At first I thought that moves were simultaneous, so I made an incredibly slow plain MCTS solution in Python, where each step involved generating up to 256 complete (!) immutable successor states indexed by immutable tuples of moves, filtering out the ones that would never be chosen by a player because the move that player made would be a suicide regardless of the moves of other players, then trying to optimize the move selection probabilities of each player in light of the possible immediate outcomes, before sampling one successor for the playout. Then repeat. This approach allowed only three playouts within 100 ms, so I made sure that all were for different moves, and selected at random one of the moves with best playout outcome…
I kind of got tired of using Python, and realized that I could speed up and improve the thing a lot, not only by switching to C, but by considering one player turn at a time, checking whether a move is suicidal before testing it, and doing playouts in-place (with a single copy to begin with). This allowed somewhere near 14000 root-level playouts within 100 ms, and got me to top 160 or so in Silver. (I have discovered a bug in my timetaking calculation since. If the fix were implemented in this plain MCTS version, the number of playouts could easily reach 20000-40000, I think.)
The plain MCTS agent has very interesting behavior. It is the greatest coward of all time. Not only does it flee from its opponents, but it also avoids spaces where it “thinks” it can easily trap itself (based on playouts). To improve on this and be able to compete with minimax approaches, I am currently going for MCTS with UCT selection, which involves building a tree of promising options, and sampling playouts from leaf nodes of that tree. Up to four players are handled by backpropagating evaluation for all players, consisting only of the average end result over all playouts from a node.

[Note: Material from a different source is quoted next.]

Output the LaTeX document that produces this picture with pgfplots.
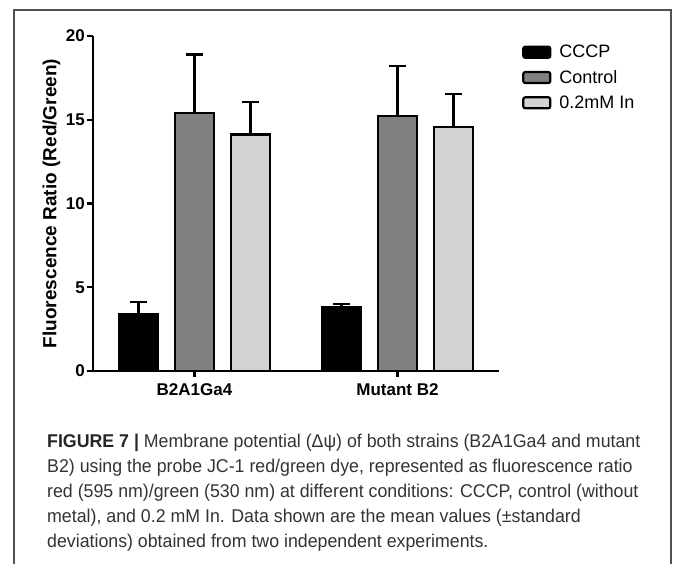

The behavior now is much more directed, looks smarter. But it is still some of a coward. It will trap opponents in obvious cases, but often wastes time going back and forth while its opponents are winning ground. I have reached top 75 on Silver league (OK, more like top 85 now), but notice some weird (buggy) moves and occasional timeouts and being denied the amount of memory that I try to reserve. If I fix these errors, I believe I can reach Gold. Then I can put to test my hypothesis that I will do better (relatively) with four players on the board than with three, because my approach naturally handles multiple players equally well, whereas some other approaches rely on simplifications. The dream scenario is jumping straight to Legend League, but I guess that is too much to hope for.
During my experiments, I have implemented my own console-based visualization of the board, and also a procedure that optimizes the UCT’s exploration parameter by offline self-play.
BTW, this is my favorite on CodinGame so far. The rules are so clean and simple, allowing simulation without an enormous effort. Without simulation, one is stuck in heuristics hell. :-/